Seni kepemimpinan politik dibutuhkan untuk menjalin hubungan yang sinergi dan harmoni dengan jajaran legislatif (DPRD). Sehingga kebijakan program pembangunan dan perencanaan anggaran tidak mengalami kendala dalam prosedur dan aspek legalitas politik. Sedangkan kecakapan administratif adalah dalam memimpin penyelenggaraan tugas rutin birokrasi yang harus selalu diawasi dan disupervisi oleh PKD dengan mengoptimalkan sumber daya manusia birokrasi di daerah.
PKD yang ideal menjelang tahun politik 2024 adalah sosok yang memiliki integritas dan kapabilitas dalam mengoptimalisasikan tugas pokok dan fungsi birokrasi agar menyelesaikan program program pembangunan sesuai orientasi RPJM Daerah dan RKP Daerah.
Di sisi lain mampu berkoordinasi, berkomunikasi, dan bekerja sama dengan DPRD dalam penyelenggaraan pemerintahan.

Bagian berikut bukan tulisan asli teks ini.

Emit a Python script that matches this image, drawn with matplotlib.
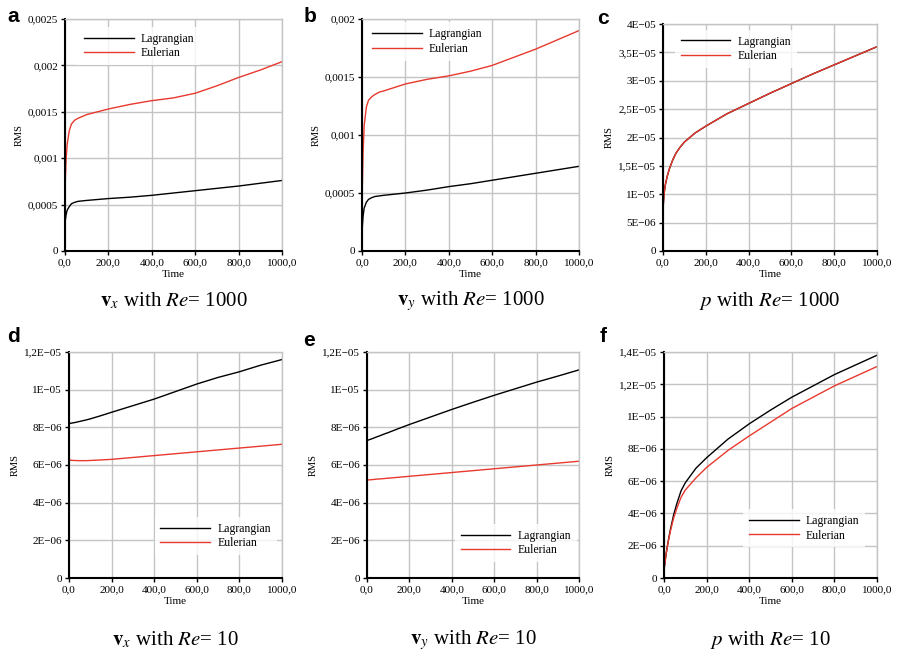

PKD dengan keterbatasan kewenangan atau dalam teori politik tidak memiliki kekuasaan yang besar (powerfull) haruslah subjek yang mampu menjalankan roda pemerintahan dengan berdasarkan aturan main yang ada. Taat regulasi, tertib administrasi, dan sanggup bekerja sama dengan para pemangku kepentingan politik di daerah.
Objektivitas
Pengangkatan PKD diharapkan juga mengedepankan objektivitas dan profesionalitas. Tidak boleh untuk kepentingan pragmatis mendukung kepentingan politik tertentu menjelang tahapan elektoral demokrasi 2024 yang maraton dari pemilu legislatif, pilpres, dan pilkada. PKD adalah pimpinan yang bisa menjalankan kepemimpinan tanpa resistensi politik di daerah.
Untuk itulah sebenarnya dibutuhkan terobosan hukum untuk memberikan legitimasi dan otoritas yang "lebih" kepada PKD dalam menyelesaikan masalah dan kendala dalam penyelenggaraan pemerintahan daerah dan bisa melakukan inovasi program program pembangunan daerah. Terobosan hukum dibutuhkan mengingat masa tugas PKD 2,5 tahun yang merupakan separoh masa jabatan kepala daerah definitif.